PontiusPilate wrote: ↑Sat Apr 20, 2019 8:20 am
Hello guys,
I have been reading some of the topics on this forum with great interest but I am quite new here. I am not a native English speaker, so I apologize for my grammatical mistakes.
To come straight to the point, I have a question about Joseph of Nazareth. Today it is generally believed by most scholars that the birth narratives in Luke and Matthew were inventions to let Jesus fulfill the prophecies of the Old Testament. (That the Messiah should be born in Betlehem.) I personally agree on this.
Since these stories are not historical, we have no other references to the name of Joseph in the entire New Testament. I am wondering if Matthew and Luke used a common source for the name of Joseph. Any thoughts on this? (Or is there any historian who did research to this?)
With kind regards,
Pontius Pilate
Hijacking someones ancestry and then treating it as someone else's is not unheard of in biblical literature. Ezra, the supposed restorer of the Law, is attributed the same genealogy as Jesus, son of Jehozadak, who co-ruled with Zerubbabel, son of Shealtiel, as his High Priest.

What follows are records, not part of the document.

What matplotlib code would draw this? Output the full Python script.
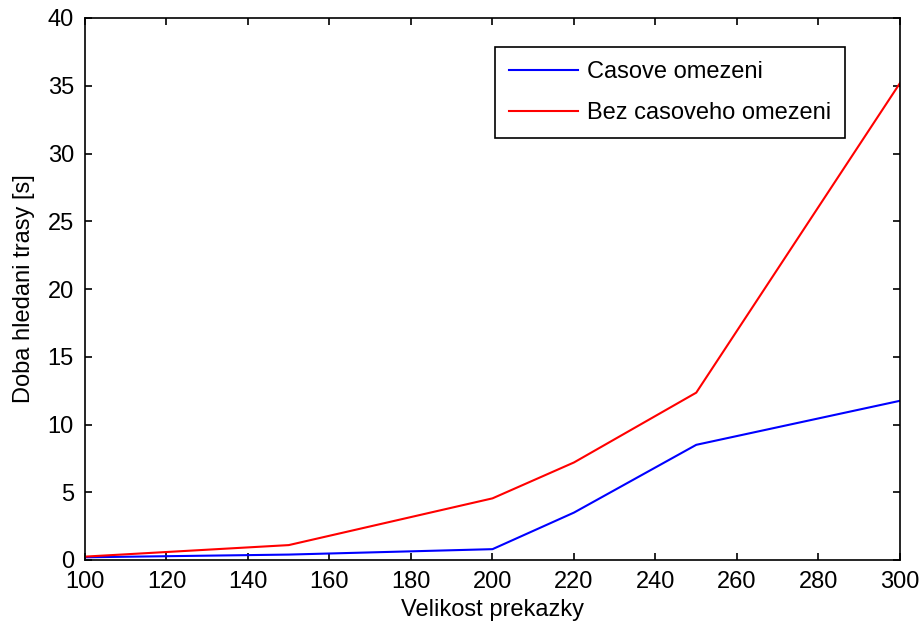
import matplotlib
matplotlib.use("Agg")
import matplotlib.pyplot as plt

x = [100, 150, 200, 220, 250, 300]
casove = [0.2, 0.4, 0.8, 3.5, 8.5, 11.75]
bez = [0.25, 1.1, 4.55, 7.2, 12.35, 35.2]
xticks = list(range(100, 301, 20))
yticks = list(range(0, 41, 5))

plt.rcParams['font.family'] = ['Liberation Sans', 'DejaVu Sans']
fs = 17
plt.rcParams['font.size'] = fs

fig = plt.figure(figsize=(9.2, 6.23), dpi=100)
ax = fig.add_axes([85/920, 63/623, 815/920, 542/623])
ax.plot(x, casove, color='#0000ff', lw=1.5, label='Casove omezeni')
ax.plot(x, bez, color='#ff0000', lw=1.5, label='Bez casoveho omezeni')
ax.set_xlim(100, 300)
ax.set_ylim(0, 40)
ax.set_xticks(xticks)
ax.set_yticks(yticks)
ax.tick_params(direction='in', top=True, right=True, length=5, width=1.2, labelsize=fs)
ax.tick_params(axis='x', pad=8)
ax.tick_params(axis='y', pad=8)
for s in ax.spines.values():
    s.set_linewidth(1.2)
ax.set_xlabel('Velikost prekazky', fontsize=fs, labelpad=4)
ax.set_ylabel('Doba hledani trasy [s]', fontsize=fs, labelpad=9)
leg = ax.legend(loc='upper right', bbox_to_anchor=(0.9325, 0.9465), borderaxespad=0,
                fancybox=False, edgecolor='black', framealpha=1, fontsize=fs,
                handlelength=2.95, handletextpad=0.35, borderpad=0.6, labelspacing=0.8)
leg.get_frame().set_linewidth(1.2)
fig.savefig('out.png', dpi=100)
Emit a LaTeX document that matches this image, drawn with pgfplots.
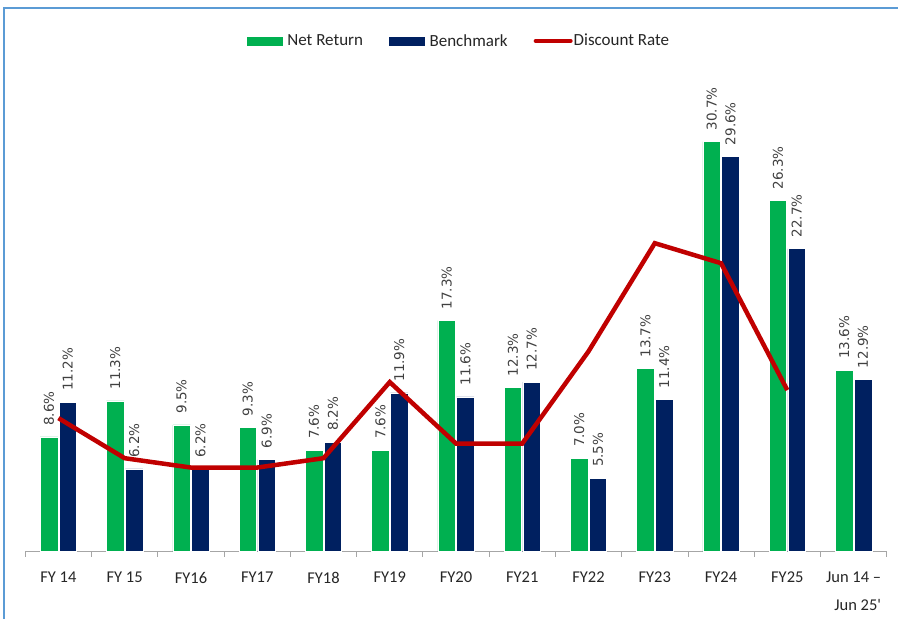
\documentclass[border=0pt]{standalone}
\usepackage{pgfplots}
\usepackage{pgfplotstable}
\pgfplotsset{compat=1.18}
\usepackage{fontspec}
\setmainfont{Carlito}[Ligatures=TeXOff]
\newfontfamily\dejavu{DejaVu Sans}
\definecolor{netgreen}{HTML}{00B050}
\definecolor{bmnavy}{HTML}{002060}
\definecolor{discred}{HTML}{C00000}
\definecolor{framebl}{HTML}{5B9BD5}
\definecolor{lblgray}{HTML}{404040}
\pgfplotstableread{
i net bm
0 8.6 11.2
1 11.3 6.2
2 9.5 6.2
3 9.3 6.9
4 7.6 8.2
5 7.6 11.9
6 17.3 11.6
7 12.3 12.7
8 7.0 5.5
9 13.7 11.4
10 30.7 29.6
11 26.3 22.7
12 13.6 12.9
}\bars
\pgfplotstableread{
i rate
0 10.0
1 7.0
2 6.3
3 6.3
4 7.0
5 12.7
6 8.1
7 8.1
8 15.0
9 23.1
10 21.6
11 12.1
}\disc
\begin{document}
\begin{tikzpicture}
\path[use as bounding box] (0,0) rectangle (898bp,619bp);
\fill[white] (0,0) rectangle (898bp,619bp);
\draw[framebl, line width=1.2bp] (4bp,0) -- (4bp,611bp) -- (898bp,611bp);
\begin{axis}[
  at={(25.3bp,67.3bp)}, anchor=south west,
  scale only axis, width=861.4bp, height=480.8bp,
  xmin=-0.5, xmax=12.5, ymin=0, ymax=36,
  clip=false,
  /pgf/number format/assume math mode=true,
  axis y line=none,
  axis x line*=bottom,
  x axis line style={draw=gray!70, line width=0.8bp, -},
  xtick={0,...,12},
  xticklabels={FY 14, FY 15, FY16, FY17, FY18, FY19, FY20, FY21, FY22, FY23, FY24, FY25, {Jun 14 –\\Jun 25'}},
  major x tick style={draw=none},
  minor xtick={-0.5,0.5,...,12.5},
  minor x tick style={draw=gray!70, line width=0.8bp},
  minor tick length=5bp, major tick length=0pt, tick align=outside,
  xticklabel style={font=\fontsize{16.5bp}{28bp}\selectfont, text=black!85, align=right, yshift=-17bp},
  legend style={draw=none, fill=none, legend columns=3, at={(0.5,1)}, anchor=center, yshift=30bp, xshift=2bp,
    font=\fontsize{17bp}{20bp}\selectfont, text=black!85,
    nodes={inner sep=0pt}},
  barlbl/.style={
    nodes near coords={\pgfmathprintnumber[fixed,fixed zerofill,precision=1]{\pgfplotspointmeta}\%},
    nodes near coords align={anchor=west},
    every node near coord/.style={rotate=90, anchor=west, font=\dejavu\fontsize{13.5bp}{15bp}\selectfont, text=lblgray, inner xsep=11bp, inner ysep=0pt},
  },
]
\addplot[ybar, bar width=17.6bp, bar shift=0pt, fill=netgreen, draw=white, line width=0.5bp, barlbl,
  legend image code/.code={\fill[netgreen] (0bp,-4bp) rectangle (35bp,4bp);}]
  table[x expr=\thisrow{i}-0.1419, y=net] {\bars};
\addlegendentry{\rule{5bp}{0pt}Net Return\rule{26bp}{0pt}}
\addplot[ybar, bar width=17.6bp, bar shift=0pt, fill=bmnavy, draw=white, line width=0.5bp, barlbl,
  legend image code/.code={\fill[bmnavy] (0bp,-4bp) rectangle (35bp,4bp);}]
  table[x expr=\thisrow{i}+0.1419, y=bm] {\bars};
\addlegendentry{\rule{5bp}{0pt}Benchmark\rule{26bp}{0pt}}
\addplot[sharp plot, discred, line width=4.5bp, mark=none,
  legend image code/.code={\draw[discred, line width=4bp, line cap=round] (2bp,0bp) -- (37bp,0bp);}]
  table[x=i, y=rate] {\disc};
\addlegendentry{\rule{1bp}{0pt}Discount Rate}
\end{axis}
\end{tikzpicture}
\end{document}
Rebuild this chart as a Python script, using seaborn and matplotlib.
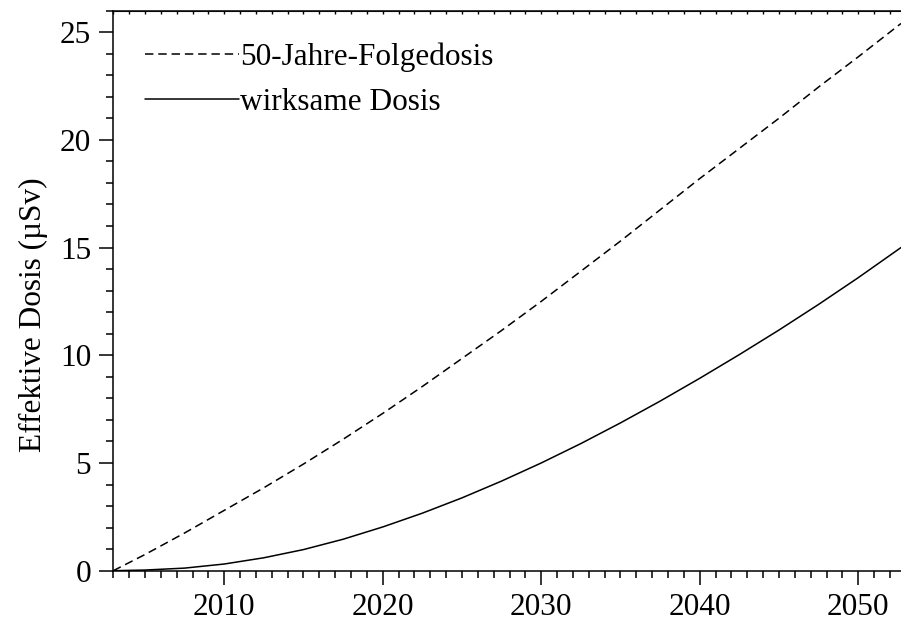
import matplotlib
matplotlib.use("Agg")
import matplotlib.pyplot as plt
from matplotlib.ticker import MultipleLocator
import seaborn as sns
import pandas as pd

# Jahre und effektive Dosis (µSv)
years = [2003, 2005, 2007.5, 2010, 2012.5, 2015, 2017.5, 2020, 2022.5, 2025, 2027.5,
         2030, 2032.5, 2035, 2037.5, 2040, 2042.5, 2045, 2047.5, 2050, 2052.7]
folgedosis = [0.0, 0.75, 1.75, 2.8, 3.85, 4.95, 6.1, 7.3, 8.55, 9.85, 11.15,
              12.5, 13.9, 15.3, 16.75, 18.2, 19.6, 21.0, 22.45, 23.85, 25.4]
wirksame = [0.0, 0.03, 0.12, 0.31, 0.60, 0.98, 1.46, 2.03, 2.67, 3.38, 4.16,
            5.0, 5.9, 6.86, 7.87, 8.93, 10.03, 11.17, 12.36, 13.6, 15.0]
labels = ["50-Jahre-Folgedosis", "wirksame Dosis"]

df = pd.concat([
    pd.DataFrame({"Jahr": years, "Dosis": folgedosis, "Art": labels[0]}),
    pd.DataFrame({"Jahr": years, "Dosis": wirksame, "Art": labels[1]}),
])

sns.set_style("ticks")
plt.rcParams["font.family"] = ["Liberation Serif", "DejaVu Serif"]
plt.rcParams["text.color"] = "black"
plt.rcParams["axes.labelcolor"] = "black"
fs = 22.5

fig = plt.figure(figsize=(9.01, 6.21), dpi=100)
ax = fig.add_axes([0.1257, 0.081, 0.8743, 0.902])

sns.lineplot(data=df, x="Jahr", y="Dosis", style="Art", style_order=labels,
             dashes={labels[0]: (5.5, 3.2), labels[1]: ""}, color="black",
             linewidth=1.1, ax=ax)

ax.set_xlim(2003, 2052.7)
ax.set_ylim(0, 26)
ax.xaxis.set_major_locator(MultipleLocator(10))
ax.xaxis.set_minor_locator(MultipleLocator(1))
ax.yaxis.set_major_locator(MultipleLocator(5))
ax.yaxis.set_minor_locator(MultipleLocator(1))
ax.tick_params(axis="both", which="major", direction="out", length=10, width=1.1,
               labelsize=fs, colors="black", pad=6)
ax.tick_params(axis="both", which="minor", direction="out", length=5, width=1.1,
               colors="black")
ax.spines["right"].set_visible(False)
for s in ("left", "bottom", "top"):
    ax.spines[s].set_linewidth(1.1)
    ax.spines[s].set_color("black")

# kurze Striche nach innen an der oberen Achse
sec = ax.secondary_xaxis("top")
sec.xaxis.set_major_locator(MultipleLocator(1))
sec.tick_params(direction="in", length=2.5, width=1.0, labeltop=False, colors="black")

ax.set_xlabel("")
ax.set_ylabel("Effektive Dosis (µSv)", fontsize=fs, color="black")
ax.yaxis.set_label_coords(-0.083, 0.457)

leg = ax.legend(title=None, frameon=False, loc="upper left", fontsize=fs,
                handlelength=3.0, handletextpad=0.06, labelspacing=0.52,
                bbox_to_anchor=(0.040, 0.943), borderaxespad=0, borderpad=0)
for t in leg.get_texts():
    t.set_color("black")

fig.savefig("out.png", dpi=100)
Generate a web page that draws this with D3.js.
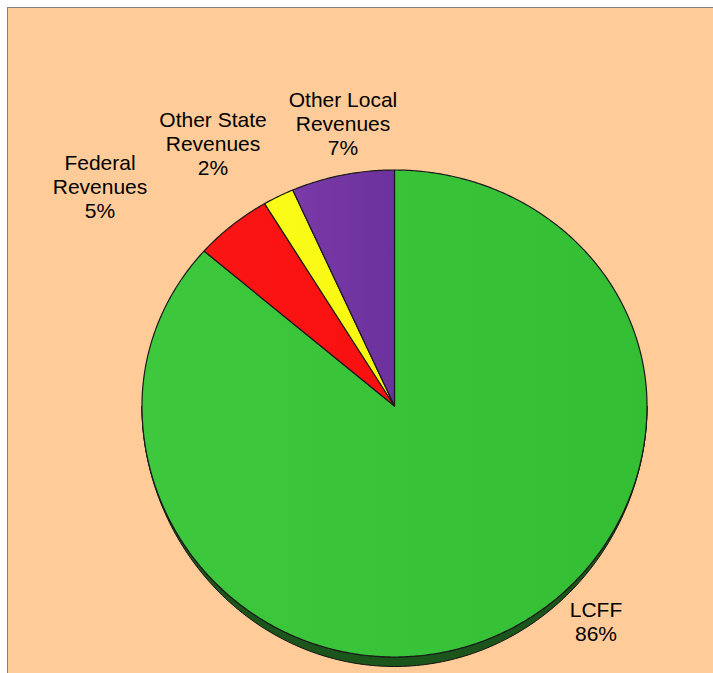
<!DOCTYPE html>
<html>
<head>
<meta charset="utf-8">
<script src="https://cdn.jsdelivr.net/npm/d3@7/dist/d3.min.js"></script>
<style>
  html, body { margin: 0; padding: 0; background: #ffffff; }
  svg { display: block; }
  text { font-family: "Liberation Sans", Arial, sans-serif; }
</style>
</head>
<body>
<svg id="chart" width="713" height="673"></svg>
<script>
// ---- data ----
const categories = ["LCFF", "Federal Revenues", "Other State Revenues", "Other Local Revenues"];
const shares = [86.4, 5.0, 2.0, 6.6];
const pctLabels = ["86%", "5%", "2%", "7%"];
const labelLines = [["LCFF"], ["Federal", "Revenues"], ["Other State", "Revenues"], ["Other Local", "Revenues"]];
const sliceColors = ["#38C238", "#FA1212", "#FAFA14", "#7234A2"];

// ---- layout ----
const W = 713, H = 673;
const cx = 394.5, cy = 406, rx = 252.5, ryTop = 236, ryBot = 251, depth = 9.5;
const labelAnchors = [[596, 617], [100, 170], [213, 127], [343, 107]]; // first-line baselines
const lineGap = 24;

const svg = d3.select("#chart");

// panel
svg.append("rect").attr("x", 7.5).attr("y", 7.5).attr("width", W).attr("height", H)
  .attr("fill", "#FFCC99").attr("stroke", "#808080").attr("stroke-width", 1);

// scales mapping unit circle to the tilted ellipse
const xs = d3.scaleLinear().domain([-1, 1]).range([cx - rx, cx + rx]);
const ys = d3.scaleLinear().domain([-1, 0, 1]).range([cy - ryTop, cy, cy + ryBot]);
const pt = (a, dy = 0) => [xs(Math.sin(a)), ys(-Math.cos(a)) + dy];

const pie = d3.pie().sort(null).value(d => d)(shares);
const line = d3.line();

const defs = svg.append("defs");
function grad(id, c1, c2) {
  const g = defs.append("linearGradient").attr("id", id).attr("x1", "0%").attr("x2", "100%").attr("y1", "0%").attr("y2", "0%");
  g.append("stop").attr("offset", "0%").attr("stop-color", c1);
  g.append("stop").attr("offset", "100%").attr("stop-color", c2);
}
grad("g0", "#3DC83D", "#34BE34");
grad("g1", "#FC1515", "#F81010");
grad("g2", "#FCFC1A", "#F6F610");
grad("g3", "#7A3AA8", "#6C319C");

// rim (visible side of the disk), thinning toward the sides
const rimPts = [];
const steps = 180;
for (let i = 0; i <= steps; i++) rimPts.push(pt(Math.PI / 2 + Math.PI * i / steps));
for (let i = steps; i >= 0; i--) {
  const a = Math.PI / 2 + Math.PI * i / steps;
  const f = Math.pow(Math.max(0, -Math.cos(a)), 1.6);
  rimPts.push(pt(a, depth * f));
}
svg.append("path").attr("d", line(rimPts) + "Z")
  .attr("fill", "#1C551C").attr("stroke", "#111").attr("stroke-width", 1).attr("stroke-linejoin", "round");

// slices
const g = svg.append("g");
pie.forEach((p, i) => {
  const pts = [[cx, cy]];
  const n = Math.max(4, Math.ceil((p.endAngle - p.startAngle) / (Math.PI / 360)));
  for (let k = 0; k <= n; k++) pts.push(pt(p.startAngle + (p.endAngle - p.startAngle) * k / n));
  g.append("path").attr("d", line(pts) + "Z")
    .attr("fill", `url(#g${i})`)
    .attr("stroke", "#1a1a1a").attr("stroke-width", 1.2).attr("stroke-linejoin", "round");
});

// labels
const lg = svg.append("g").attr("font-size", 21).attr("fill", "#000").attr("text-anchor", "middle");
pie.forEach((p, i) => {
  const [x, y] = labelAnchors[i];
  const lines = labelLines[i].concat([pctLabels[i]]);
  const t = lg.append("text").attr("x", x).attr("y", y);
  lines.forEach((s, j) => {
    t.append("tspan").attr("x", x).attr("y", y + j * lineGap).text(s);
  });
});
</script>
</body>
</html>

Now Africanus, a kind of well-off, well educated, and also well off in outer space when he weighed in on the differing genealogies in the Gospels of Matthew & Luke. He explained it so that one could be Jesus' heritage through his father and the other through his *mother.* Yet both lists have names that are common to one another, including a father Joseph, prince Zerubbabel and his father Shealtiel, king David (of course), and Abraham (also of course).
The anecdotes he relays about Jesus' genealogical history seem, IMHO, to relate best to Hasmonean family history when the families of Hyrcanus II and Aristobulus II were in open revolt. Christian always called Jesus their "Lord" (kyrios), which suggests a kind of benevolent rule, while the Hasmoneans operated more like despots. Africanus called the descendants of Jesus "desposyni" (little despots). This is my impression, but I am open to contrary opinions.
The common names are:
[Jesus] the son of
Joseph ...
...
Zerubbabel, the son of
Shealtiel ...
...*
David, the son of
Jesse, the son of
Obed, the son of
Boaz, the son of
Sala, the son of
Nahshon, the son of
Amminadab ...
...
Hezron, the son of
Perez, the son of
Judah, the son of
Jacob, the son of
Isaac, the son of
Abraham ...
* The corresponding section of 1 Chronicles 3:1-19 (David to Zerubbabel) has quite a few more generations than even Luke.
In short, I don't know if the authors of the genealogies of Matthew and Luke relied on a common source, and what it may have said.